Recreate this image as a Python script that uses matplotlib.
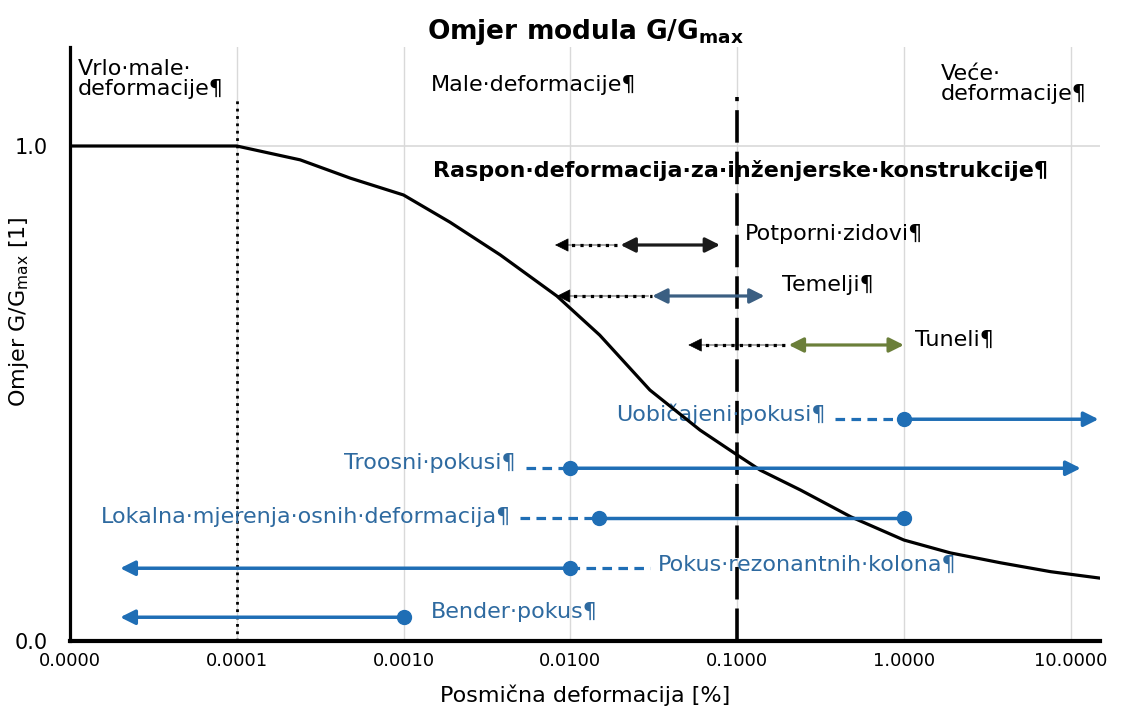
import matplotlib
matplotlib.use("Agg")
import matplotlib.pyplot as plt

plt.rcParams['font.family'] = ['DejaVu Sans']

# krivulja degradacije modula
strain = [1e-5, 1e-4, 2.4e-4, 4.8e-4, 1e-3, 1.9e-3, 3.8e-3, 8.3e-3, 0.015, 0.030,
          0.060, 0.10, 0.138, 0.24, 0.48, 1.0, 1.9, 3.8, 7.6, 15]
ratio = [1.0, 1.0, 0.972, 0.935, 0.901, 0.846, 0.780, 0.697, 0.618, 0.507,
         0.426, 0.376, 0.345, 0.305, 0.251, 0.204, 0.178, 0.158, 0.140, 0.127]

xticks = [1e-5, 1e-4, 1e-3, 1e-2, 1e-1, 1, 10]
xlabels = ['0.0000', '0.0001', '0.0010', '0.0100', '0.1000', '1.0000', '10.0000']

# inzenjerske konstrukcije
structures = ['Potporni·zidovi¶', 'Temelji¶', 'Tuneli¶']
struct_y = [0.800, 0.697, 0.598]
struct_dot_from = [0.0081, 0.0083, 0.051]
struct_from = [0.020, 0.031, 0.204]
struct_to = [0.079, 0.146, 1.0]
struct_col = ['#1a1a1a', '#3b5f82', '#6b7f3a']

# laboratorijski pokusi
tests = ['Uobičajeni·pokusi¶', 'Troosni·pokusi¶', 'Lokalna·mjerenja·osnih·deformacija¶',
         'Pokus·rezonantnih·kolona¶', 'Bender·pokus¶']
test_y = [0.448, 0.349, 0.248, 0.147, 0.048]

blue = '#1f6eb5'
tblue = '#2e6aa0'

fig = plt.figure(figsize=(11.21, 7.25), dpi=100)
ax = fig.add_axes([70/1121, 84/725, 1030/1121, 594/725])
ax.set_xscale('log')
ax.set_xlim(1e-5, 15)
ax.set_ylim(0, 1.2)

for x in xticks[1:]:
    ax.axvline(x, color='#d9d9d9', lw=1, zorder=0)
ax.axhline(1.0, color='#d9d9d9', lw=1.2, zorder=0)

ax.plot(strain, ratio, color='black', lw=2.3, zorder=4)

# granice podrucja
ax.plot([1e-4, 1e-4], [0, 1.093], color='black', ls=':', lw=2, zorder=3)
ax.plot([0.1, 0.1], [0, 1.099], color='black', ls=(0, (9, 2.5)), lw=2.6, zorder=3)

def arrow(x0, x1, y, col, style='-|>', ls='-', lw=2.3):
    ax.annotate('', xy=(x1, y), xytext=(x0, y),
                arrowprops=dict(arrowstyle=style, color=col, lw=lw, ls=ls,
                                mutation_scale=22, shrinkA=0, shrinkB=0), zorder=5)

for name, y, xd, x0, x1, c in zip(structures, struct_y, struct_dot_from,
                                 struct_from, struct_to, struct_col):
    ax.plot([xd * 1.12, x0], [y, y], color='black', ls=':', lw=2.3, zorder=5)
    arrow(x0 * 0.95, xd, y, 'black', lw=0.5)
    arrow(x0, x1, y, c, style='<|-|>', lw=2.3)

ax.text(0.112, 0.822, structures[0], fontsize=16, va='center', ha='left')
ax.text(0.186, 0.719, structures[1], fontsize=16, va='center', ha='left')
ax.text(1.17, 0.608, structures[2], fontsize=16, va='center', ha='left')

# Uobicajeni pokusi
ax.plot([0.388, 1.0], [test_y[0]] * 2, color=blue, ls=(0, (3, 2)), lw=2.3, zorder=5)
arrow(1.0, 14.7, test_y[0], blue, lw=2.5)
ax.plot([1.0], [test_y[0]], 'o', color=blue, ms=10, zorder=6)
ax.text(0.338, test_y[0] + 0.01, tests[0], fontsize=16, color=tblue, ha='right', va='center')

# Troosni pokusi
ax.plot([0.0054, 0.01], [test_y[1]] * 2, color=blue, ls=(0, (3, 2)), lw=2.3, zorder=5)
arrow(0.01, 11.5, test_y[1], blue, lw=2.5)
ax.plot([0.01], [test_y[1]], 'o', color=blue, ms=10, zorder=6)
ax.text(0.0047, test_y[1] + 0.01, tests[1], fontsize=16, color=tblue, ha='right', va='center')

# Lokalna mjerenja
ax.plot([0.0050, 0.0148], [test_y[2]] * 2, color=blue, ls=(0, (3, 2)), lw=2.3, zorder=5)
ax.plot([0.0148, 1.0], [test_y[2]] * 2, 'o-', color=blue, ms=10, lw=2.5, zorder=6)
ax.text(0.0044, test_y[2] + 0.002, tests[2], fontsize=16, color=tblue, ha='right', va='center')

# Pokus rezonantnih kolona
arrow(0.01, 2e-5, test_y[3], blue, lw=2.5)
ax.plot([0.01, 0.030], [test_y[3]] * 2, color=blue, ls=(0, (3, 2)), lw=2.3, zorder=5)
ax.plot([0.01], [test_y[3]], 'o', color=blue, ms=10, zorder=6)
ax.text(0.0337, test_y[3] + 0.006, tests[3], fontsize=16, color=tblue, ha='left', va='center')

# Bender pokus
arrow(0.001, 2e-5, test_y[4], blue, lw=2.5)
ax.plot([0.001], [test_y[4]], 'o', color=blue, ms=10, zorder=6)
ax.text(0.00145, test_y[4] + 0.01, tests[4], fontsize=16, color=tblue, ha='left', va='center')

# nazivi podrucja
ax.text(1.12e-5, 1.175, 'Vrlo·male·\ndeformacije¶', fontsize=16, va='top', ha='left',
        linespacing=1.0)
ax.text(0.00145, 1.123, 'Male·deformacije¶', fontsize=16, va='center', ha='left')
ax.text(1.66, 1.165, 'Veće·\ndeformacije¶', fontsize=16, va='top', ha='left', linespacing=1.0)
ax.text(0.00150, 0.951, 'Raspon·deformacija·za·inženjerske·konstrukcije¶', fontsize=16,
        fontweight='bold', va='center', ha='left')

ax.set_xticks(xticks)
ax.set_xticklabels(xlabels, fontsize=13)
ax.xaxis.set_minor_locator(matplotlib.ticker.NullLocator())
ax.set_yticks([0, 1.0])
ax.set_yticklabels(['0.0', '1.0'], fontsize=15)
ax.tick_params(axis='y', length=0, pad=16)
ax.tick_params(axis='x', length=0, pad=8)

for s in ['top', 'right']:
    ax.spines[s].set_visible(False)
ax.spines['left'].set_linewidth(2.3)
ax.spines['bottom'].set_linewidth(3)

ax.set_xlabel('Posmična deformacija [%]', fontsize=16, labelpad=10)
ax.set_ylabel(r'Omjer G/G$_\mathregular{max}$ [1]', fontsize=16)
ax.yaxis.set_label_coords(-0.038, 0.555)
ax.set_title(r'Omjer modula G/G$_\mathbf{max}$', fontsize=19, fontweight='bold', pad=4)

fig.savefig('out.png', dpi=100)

──────────

Omitting all pictures, restate exactly the lines of the material from its start through the line that contains "struct_col = ['#1a1a1a', '#3b5f82', '#6b7f3a']".

* Exercise output *
Recreate this image as a Python script that uses matplotlib.
import matplotlib
matplotlib.use("Agg")
import matplotlib.pyplot as plt

plt.rcParams['font.family'] = ['DejaVu Sans']

# krivulja degradacije modula
strain = [1e-5, 1e-4, 2.4e-4, 4.8e-4, 1e-3, 1.9e-3, 3.8e-3, 8.3e-3, 0.015, 0.030,
          0.060, 0.10, 0.138, 0.24, 0.48, 1.0, 1.9, 3.8, 7.6, 15]
ratio = [1.0, 1.0, 0.972, 0.935, 0.901, 0.846, 0.780, 0.697, 0.618, 0.507,
         0.426, 0.376, 0.345, 0.305, 0.251, 0.204, 0.178, 0.158, 0.140, 0.127]

xticks = [1e-5, 1e-4, 1e-3, 1e-2, 1e-1, 1, 10]
xlabels = ['0.0000', '0.0001', '0.0010', '0.0100', '0.1000', '1.0000', '10.0000']

# inzenjerske konstrukcije
structures = ['Potporni·zidovi¶', 'Temelji¶', 'Tuneli¶']
struct_y = [0.800, 0.697, 0.598]
struct_dot_from = [0.0081, 0.0083, 0.051]
struct_from = [0.020, 0.031, 0.204]
struct_to = [0.079, 0.146, 1.0]
struct_col = ['#1a1a1a', '#3b5f82', '#6b7f3a']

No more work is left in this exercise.